Work instructions: Count how many lines contain the word "this". Respond with the number alone.

Data for the task:
****************
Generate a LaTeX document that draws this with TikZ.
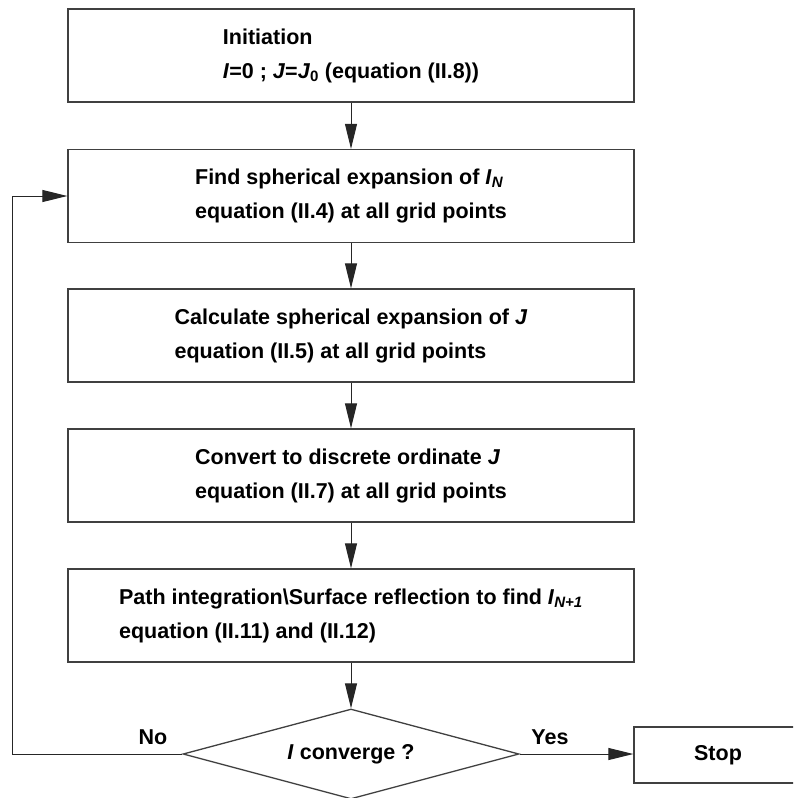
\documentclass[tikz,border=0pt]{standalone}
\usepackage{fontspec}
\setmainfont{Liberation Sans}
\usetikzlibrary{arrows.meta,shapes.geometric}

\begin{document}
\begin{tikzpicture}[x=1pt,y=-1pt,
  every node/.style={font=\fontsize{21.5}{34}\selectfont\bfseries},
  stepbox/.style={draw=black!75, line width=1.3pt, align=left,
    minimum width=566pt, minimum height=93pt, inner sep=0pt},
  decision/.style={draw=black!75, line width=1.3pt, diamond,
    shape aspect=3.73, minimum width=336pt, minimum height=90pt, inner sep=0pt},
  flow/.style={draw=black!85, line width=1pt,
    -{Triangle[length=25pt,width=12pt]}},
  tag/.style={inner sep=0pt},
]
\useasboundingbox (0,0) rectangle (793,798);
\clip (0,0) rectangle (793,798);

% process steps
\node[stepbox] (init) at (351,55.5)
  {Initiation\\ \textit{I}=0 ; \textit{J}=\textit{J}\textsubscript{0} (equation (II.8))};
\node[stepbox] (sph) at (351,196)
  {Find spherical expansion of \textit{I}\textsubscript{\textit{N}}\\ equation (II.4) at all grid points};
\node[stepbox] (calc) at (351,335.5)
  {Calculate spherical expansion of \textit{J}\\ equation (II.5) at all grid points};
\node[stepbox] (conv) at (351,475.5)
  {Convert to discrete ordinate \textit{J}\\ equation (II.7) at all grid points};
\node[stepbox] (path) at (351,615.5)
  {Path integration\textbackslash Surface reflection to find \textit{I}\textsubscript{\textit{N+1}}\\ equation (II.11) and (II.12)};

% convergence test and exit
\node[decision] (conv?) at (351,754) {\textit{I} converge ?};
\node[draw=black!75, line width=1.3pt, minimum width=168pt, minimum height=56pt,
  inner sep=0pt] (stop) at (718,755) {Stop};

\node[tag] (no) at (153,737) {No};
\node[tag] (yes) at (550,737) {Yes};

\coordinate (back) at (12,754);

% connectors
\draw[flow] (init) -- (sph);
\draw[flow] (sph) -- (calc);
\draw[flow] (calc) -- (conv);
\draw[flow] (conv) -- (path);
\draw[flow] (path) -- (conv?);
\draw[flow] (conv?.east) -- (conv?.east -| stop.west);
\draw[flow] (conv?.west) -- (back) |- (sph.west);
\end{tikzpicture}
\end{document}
****************
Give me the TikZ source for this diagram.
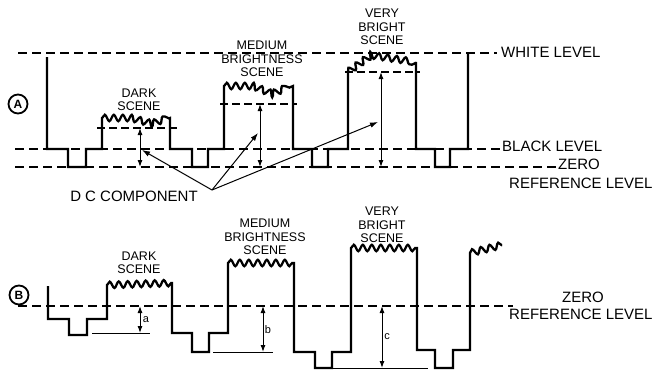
****************
Correct output: 2